Data source: Fiat Chrysler Automobiles. Chart by author. The chart reflects sales data for the U.S., Canada, and Mexico for the second quarter of 2017 as reported by FCA. 

While we don’t know the specifics, it’s likely that Jeep accounted for significantly more than 35% of FCA’s profits in the NAFTA region last quarter. On a per-sale basis, the Jeep brand is almost certainly far more profitable than FCA’s global mass-market Fiat brand. And some Jeep models, like the Grand Cherokee, are among FCA’s most profitable products anywhere. 

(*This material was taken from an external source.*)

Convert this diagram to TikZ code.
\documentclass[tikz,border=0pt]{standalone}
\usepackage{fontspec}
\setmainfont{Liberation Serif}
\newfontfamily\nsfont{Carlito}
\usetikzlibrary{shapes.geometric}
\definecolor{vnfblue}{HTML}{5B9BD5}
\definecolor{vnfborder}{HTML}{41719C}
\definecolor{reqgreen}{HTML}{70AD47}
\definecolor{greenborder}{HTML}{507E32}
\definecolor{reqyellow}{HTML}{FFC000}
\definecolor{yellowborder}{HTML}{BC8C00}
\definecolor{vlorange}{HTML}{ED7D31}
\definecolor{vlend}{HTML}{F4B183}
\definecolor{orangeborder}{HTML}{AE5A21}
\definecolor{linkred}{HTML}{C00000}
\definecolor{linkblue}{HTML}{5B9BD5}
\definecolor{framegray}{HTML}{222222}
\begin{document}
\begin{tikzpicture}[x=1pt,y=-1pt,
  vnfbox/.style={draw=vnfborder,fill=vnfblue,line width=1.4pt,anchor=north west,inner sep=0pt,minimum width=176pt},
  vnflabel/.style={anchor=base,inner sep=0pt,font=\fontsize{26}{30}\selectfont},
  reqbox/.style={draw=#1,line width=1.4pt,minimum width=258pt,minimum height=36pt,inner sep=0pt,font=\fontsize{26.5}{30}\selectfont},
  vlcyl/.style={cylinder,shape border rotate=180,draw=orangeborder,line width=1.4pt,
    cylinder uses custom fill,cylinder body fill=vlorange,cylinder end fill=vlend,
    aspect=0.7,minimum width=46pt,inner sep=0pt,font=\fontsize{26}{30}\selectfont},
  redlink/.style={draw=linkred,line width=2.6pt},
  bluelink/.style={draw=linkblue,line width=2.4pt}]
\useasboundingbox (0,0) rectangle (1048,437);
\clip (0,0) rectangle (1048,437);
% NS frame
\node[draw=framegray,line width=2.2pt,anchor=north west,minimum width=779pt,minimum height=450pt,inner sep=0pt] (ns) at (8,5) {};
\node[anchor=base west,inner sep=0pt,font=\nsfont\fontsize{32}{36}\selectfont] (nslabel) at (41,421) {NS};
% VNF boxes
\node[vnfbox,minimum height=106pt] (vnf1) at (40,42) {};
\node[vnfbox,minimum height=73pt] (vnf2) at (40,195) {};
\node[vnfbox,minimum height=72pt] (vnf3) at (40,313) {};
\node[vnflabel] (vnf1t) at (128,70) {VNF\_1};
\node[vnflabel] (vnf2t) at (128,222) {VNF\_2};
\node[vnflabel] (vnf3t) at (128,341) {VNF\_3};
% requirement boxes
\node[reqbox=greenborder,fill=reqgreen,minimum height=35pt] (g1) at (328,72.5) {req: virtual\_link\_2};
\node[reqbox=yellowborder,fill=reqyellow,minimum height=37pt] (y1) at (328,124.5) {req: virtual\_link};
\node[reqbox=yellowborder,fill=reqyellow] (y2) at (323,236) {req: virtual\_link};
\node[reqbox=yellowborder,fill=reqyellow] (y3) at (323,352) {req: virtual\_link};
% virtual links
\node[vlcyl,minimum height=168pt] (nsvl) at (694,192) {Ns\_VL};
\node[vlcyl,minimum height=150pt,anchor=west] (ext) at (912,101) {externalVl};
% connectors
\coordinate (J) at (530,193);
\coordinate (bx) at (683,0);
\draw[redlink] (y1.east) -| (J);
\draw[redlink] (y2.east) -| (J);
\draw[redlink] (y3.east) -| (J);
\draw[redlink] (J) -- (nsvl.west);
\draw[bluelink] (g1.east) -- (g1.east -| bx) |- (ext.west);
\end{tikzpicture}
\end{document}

Long story short: Without Jeep, FCA would be a lot less profitable, both overall and (almost certainly) in terms of profit margin. 

Jeeps are very profitable products. The Jeep Grand Cherokee is probably one of FCA’s most profitable products anywhere in the world. Image source: Fiat Chrysler Automobiles.

What FCA’s board is likely to tell Great Wall

Unless Great Wall makes a very rich offer for the Jeep brand, I suspect that FCA will respond by saying that Jeep isn’t for sale by itself. Great Wall may want only Jeep, but FCA will want to sell the whole company (with the likely exceptions of the Alfa Romeo and Maserati brands, which could be spun off as Ferrari was in 2015.) 

FCA still lags many of its global rivals in profitability, and it has more debt than most. If U.S new-car sales start to slide (and they will at some point), FCA-without-Jeep could have a tough time staying in the black. It would be likely to fall below breakeven very early in a recession, long before rivals like General Motors (NYSE: GM) or Ford (NYSE: F) start to swing to losses. 

Simply put, I don’t think FCA can afford to sell Jeep, unless the purchase price is very rich — or unless selling Jeep puts it in a position to sell most of the rest of the company to another buyer. We’ll see.